**Exercise requirements:**
Keep pictures out. Copy exactly the lines from the one containing "Emit a Python" to the one containing "1400, 1600, 1800]", endpoints included.

Saved data entries:
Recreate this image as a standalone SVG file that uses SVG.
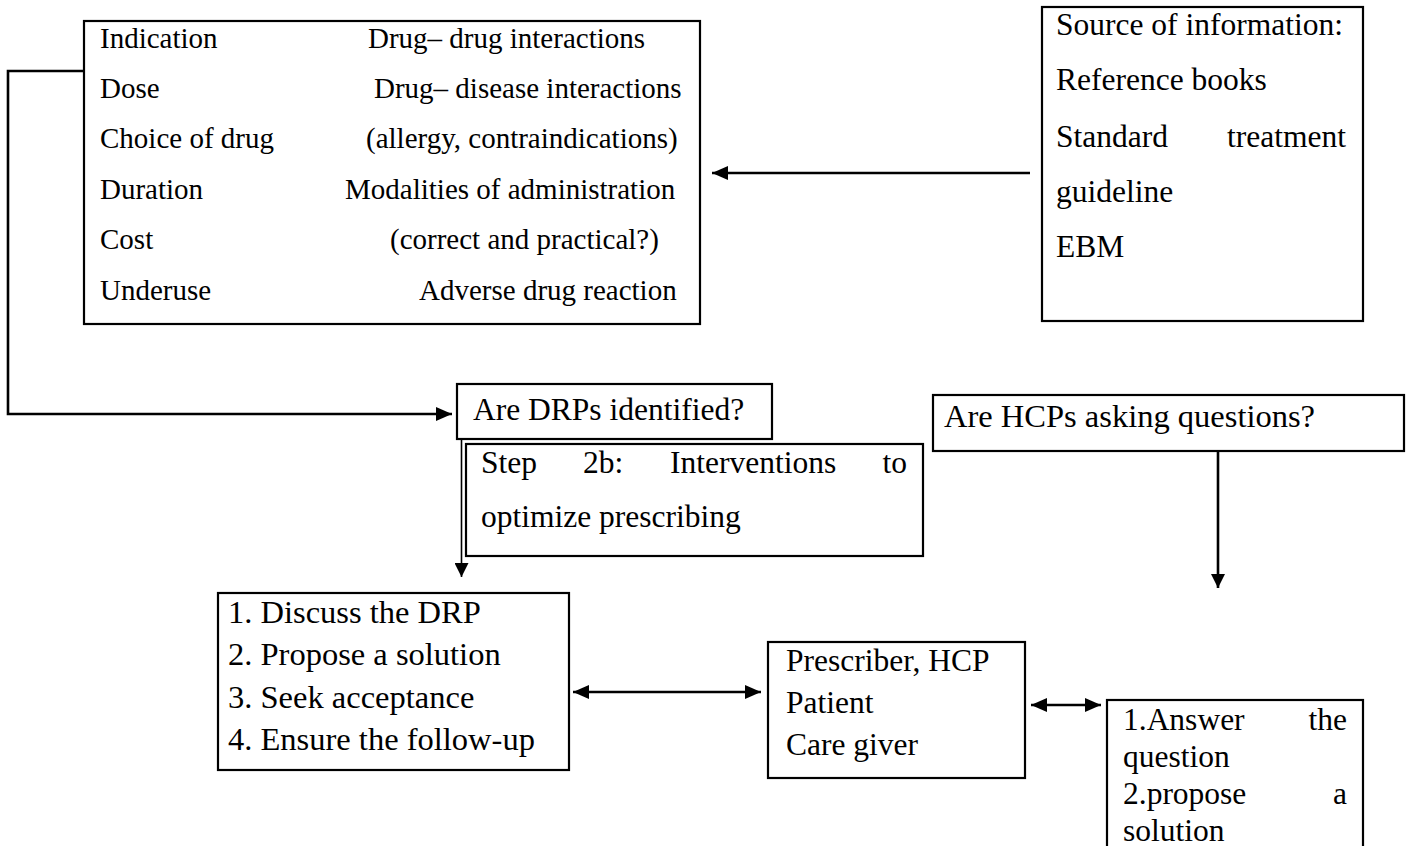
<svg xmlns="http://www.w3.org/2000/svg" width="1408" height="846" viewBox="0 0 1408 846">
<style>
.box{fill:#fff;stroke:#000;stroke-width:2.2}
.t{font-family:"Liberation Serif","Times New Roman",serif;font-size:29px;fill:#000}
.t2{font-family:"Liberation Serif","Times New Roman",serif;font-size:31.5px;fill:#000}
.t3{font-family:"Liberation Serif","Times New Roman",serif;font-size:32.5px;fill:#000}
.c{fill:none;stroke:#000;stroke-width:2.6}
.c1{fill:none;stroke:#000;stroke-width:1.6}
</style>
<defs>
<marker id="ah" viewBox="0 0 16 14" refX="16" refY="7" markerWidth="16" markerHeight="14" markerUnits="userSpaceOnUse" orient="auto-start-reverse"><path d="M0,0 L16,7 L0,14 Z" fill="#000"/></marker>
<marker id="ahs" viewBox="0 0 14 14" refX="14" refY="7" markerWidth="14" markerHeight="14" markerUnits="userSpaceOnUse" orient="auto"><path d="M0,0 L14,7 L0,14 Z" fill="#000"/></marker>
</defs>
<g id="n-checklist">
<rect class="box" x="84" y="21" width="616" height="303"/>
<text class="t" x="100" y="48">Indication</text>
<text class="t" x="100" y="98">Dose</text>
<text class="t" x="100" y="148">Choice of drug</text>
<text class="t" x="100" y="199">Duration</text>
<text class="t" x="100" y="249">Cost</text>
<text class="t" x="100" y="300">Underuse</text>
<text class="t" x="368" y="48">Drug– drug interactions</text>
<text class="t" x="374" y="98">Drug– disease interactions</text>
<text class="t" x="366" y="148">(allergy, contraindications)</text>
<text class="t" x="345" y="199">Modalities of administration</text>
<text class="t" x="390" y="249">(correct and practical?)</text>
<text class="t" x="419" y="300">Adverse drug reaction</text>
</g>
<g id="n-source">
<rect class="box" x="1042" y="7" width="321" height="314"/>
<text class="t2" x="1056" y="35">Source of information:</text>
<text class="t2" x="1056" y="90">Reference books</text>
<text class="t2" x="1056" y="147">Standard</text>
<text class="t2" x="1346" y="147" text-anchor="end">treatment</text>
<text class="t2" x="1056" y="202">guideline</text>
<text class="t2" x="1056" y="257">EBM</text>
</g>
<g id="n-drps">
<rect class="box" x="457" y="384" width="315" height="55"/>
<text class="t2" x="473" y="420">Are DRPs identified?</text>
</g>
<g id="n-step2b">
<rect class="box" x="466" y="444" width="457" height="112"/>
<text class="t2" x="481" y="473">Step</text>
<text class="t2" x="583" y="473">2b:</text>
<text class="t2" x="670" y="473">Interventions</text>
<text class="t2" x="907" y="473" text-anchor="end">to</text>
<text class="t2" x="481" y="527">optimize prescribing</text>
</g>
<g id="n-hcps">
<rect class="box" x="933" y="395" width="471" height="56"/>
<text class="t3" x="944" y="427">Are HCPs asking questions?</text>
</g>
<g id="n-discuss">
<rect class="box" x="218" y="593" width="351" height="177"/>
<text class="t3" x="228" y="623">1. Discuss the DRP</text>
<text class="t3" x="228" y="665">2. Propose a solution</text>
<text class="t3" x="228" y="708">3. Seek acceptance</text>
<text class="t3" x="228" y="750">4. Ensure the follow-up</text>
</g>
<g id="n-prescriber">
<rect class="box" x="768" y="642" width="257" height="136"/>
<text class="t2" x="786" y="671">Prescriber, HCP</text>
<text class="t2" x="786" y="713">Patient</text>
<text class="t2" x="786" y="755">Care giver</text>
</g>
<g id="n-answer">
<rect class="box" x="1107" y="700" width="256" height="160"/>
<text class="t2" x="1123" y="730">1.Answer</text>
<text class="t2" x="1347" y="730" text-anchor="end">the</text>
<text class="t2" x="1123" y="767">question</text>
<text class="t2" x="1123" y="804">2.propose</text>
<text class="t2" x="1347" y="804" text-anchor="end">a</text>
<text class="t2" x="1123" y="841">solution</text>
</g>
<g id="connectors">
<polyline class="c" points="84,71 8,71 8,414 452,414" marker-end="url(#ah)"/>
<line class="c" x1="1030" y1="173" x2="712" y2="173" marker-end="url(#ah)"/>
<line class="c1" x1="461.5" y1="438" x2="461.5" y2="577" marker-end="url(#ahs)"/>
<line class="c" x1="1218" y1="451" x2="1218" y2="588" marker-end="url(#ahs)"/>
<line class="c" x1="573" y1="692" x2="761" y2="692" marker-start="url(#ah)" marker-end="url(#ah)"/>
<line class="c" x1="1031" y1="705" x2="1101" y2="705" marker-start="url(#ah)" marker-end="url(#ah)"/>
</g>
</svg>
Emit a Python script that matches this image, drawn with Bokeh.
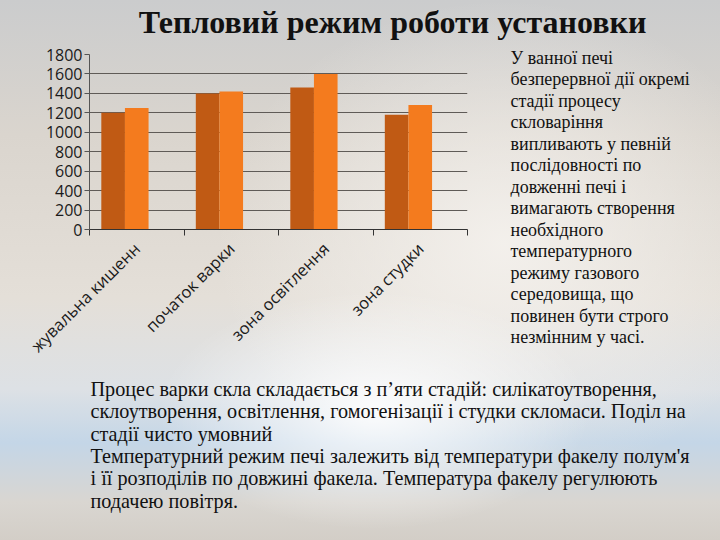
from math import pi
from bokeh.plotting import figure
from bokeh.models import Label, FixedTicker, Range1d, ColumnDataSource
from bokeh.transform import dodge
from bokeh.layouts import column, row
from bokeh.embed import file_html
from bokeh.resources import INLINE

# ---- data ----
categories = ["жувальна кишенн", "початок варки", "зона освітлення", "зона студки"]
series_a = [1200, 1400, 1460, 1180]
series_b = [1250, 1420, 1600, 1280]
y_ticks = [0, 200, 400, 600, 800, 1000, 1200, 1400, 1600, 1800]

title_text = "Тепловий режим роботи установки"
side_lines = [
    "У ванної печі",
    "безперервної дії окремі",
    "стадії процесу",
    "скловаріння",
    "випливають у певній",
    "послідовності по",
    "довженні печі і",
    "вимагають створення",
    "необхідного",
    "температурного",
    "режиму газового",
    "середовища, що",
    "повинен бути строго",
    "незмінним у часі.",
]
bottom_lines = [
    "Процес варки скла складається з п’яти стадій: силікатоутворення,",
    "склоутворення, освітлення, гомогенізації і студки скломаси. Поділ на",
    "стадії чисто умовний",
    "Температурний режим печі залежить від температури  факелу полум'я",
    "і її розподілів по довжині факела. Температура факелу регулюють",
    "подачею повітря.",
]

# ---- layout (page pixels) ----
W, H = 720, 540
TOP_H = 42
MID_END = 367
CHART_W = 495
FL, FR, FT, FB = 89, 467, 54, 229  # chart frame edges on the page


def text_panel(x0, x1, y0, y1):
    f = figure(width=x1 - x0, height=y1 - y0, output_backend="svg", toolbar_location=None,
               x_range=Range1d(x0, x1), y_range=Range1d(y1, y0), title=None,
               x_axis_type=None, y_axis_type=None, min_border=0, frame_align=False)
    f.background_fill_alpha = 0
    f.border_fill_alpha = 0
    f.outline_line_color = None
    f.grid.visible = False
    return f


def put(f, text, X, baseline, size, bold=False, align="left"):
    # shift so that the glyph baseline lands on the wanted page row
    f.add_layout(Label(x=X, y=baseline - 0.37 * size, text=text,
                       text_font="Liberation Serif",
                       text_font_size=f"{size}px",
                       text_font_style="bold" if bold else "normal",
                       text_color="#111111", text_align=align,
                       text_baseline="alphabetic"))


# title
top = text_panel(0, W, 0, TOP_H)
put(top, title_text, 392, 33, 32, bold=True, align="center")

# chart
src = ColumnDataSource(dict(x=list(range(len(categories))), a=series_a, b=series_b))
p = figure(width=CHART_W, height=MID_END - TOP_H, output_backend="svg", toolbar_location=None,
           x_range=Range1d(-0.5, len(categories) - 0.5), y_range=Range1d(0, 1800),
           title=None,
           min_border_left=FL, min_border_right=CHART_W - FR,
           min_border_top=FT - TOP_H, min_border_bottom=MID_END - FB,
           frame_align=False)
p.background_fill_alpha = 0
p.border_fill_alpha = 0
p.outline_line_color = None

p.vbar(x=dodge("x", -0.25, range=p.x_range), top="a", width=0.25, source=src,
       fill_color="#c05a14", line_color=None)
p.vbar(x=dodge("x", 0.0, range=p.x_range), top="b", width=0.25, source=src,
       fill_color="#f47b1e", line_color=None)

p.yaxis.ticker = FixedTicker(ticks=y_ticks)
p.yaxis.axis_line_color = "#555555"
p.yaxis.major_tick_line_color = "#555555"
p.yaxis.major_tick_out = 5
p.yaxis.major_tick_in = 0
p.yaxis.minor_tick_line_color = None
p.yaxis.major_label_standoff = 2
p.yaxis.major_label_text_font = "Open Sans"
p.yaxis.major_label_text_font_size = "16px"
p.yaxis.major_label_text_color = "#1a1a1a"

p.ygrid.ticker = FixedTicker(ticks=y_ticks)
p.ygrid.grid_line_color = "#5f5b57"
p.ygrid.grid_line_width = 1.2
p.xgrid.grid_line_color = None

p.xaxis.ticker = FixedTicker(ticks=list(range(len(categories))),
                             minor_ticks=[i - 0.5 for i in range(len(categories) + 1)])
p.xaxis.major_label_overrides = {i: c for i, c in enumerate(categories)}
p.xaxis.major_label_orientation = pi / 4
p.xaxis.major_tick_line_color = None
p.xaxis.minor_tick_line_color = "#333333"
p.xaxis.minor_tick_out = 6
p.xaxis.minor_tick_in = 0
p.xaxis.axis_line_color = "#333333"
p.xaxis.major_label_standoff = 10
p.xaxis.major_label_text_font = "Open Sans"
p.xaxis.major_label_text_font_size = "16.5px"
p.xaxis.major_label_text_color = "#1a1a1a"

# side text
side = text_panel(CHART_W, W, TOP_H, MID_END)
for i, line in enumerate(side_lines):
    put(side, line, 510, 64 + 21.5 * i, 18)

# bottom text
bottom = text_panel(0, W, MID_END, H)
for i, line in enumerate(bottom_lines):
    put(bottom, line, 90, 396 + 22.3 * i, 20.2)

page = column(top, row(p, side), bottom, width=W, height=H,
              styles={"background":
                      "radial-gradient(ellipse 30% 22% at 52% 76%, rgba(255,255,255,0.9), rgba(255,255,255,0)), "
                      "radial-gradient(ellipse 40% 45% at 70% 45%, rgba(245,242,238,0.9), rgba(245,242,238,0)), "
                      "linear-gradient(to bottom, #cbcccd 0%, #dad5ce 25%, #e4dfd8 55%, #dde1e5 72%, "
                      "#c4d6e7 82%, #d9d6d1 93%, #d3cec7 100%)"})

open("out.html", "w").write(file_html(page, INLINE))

**Right answer:**
Emit a Python script that matches this image, drawn with Bokeh.
from math import pi
from bokeh.plotting import figure
from bokeh.models import Label, FixedTicker, Range1d, ColumnDataSource
from bokeh.transform import dodge
from bokeh.layouts import column, row
from bokeh.embed import file_html
from bokeh.resources import INLINE

# ---- data ----
categories = ["жувальна кишенн", "початок варки", "зона освітлення", "зона студки"]
series_a = [1200, 1400, 1460, 1180]
series_b = [1250, 1420, 1600, 1280]
y_ticks = [0, 200, 400, 600, 800, 1000, 1200, 1400, 1600, 1800]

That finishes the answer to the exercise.